Couple in conflict, Marriage Mentors UnitedWhen couples are in conflict, it's completely normal for each person to view the other as the problem. After all, if your spouse would just change their thinking, their behavior, their character, the problem would just go away, right?

There's a big flaw with that thinking. When you view your spouse as the problem, there's only one fix: You have to fix your spouse.

Not only does this imply that your spouse is broken (which we ALL are in some way or another) but it also implies that you know the remedy and that you are NOT the problem. The reality is more likely that you have no idea what the remedy really is and you're making a hefty contribution to the conflict, too.

Most of us have the ability to significantly influence our spouse and his or her behavior to some degree. In fact, we usually have more influence on others than we think we do. But what you don't have is the power to change your spouse's make-up or the core of who he or she is. You really can't "fix" anybody or make that person be somebody else. It's a big enough challenge to 'fix' yourself!

In order to make any headway in a marital conflict, you must make a clear distinction: See your spouse as your partner and the problem as the problem.

Read that part again because it's powerful stuff.

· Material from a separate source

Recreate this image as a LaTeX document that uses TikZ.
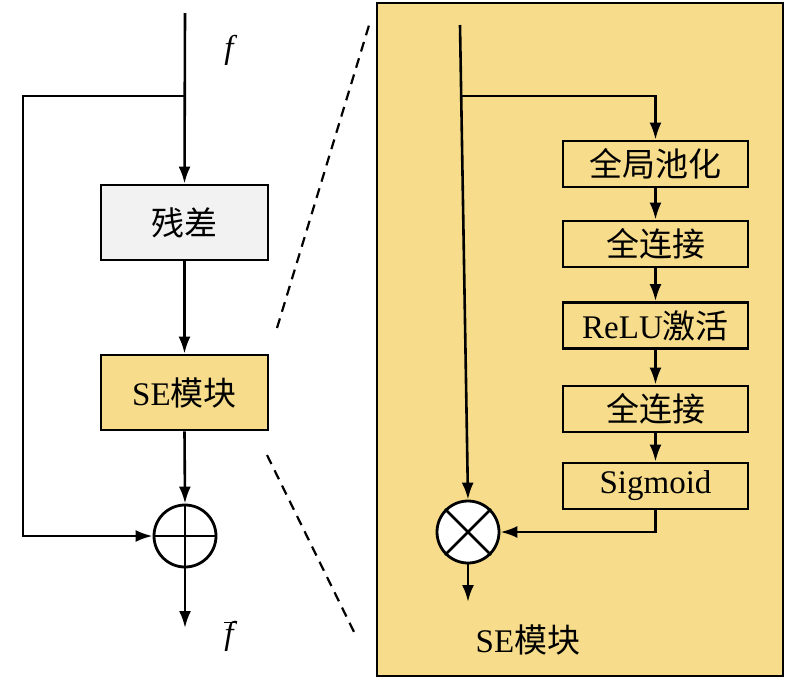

Can you see how viewing the problem as the problem is a perspective that could potentially change the landscape of many future conflicts? It can quite possibly turn things around from you VS your spouse, to you & your spouse VS the problem.

Suddenly, you're pulling together WITH your partner instead of engaging in another tug-of-war. You're back on the same team and much more likely to be in the right frame of mind to share openly, forgive freely and problem-solve gracefully.

You may be thinking, "Sure, that sounds great. But how do I get my spouse see me as a partner and the problem as the problem?" That's a good question, but … (I hate to break this to you) it misses the point.

Remember, you can't 'fix' your spouse. Before you start worrying that your spouse won't change his or her perspective, go ahead and begin changing yours. Lead by example. You may even wish to verbalize your new perspective by saying, "I realize that you're not the problem here … that the problem is the problem and I really want to work with you to solve it. Maybe we can come up with solutions together?"

Conflict resolution isn't easy. It takes work, negotiation, forgiveness and creativity to find workable solutions for you both. Pointing the finger at the problem instead of at your spouse can make all the difference!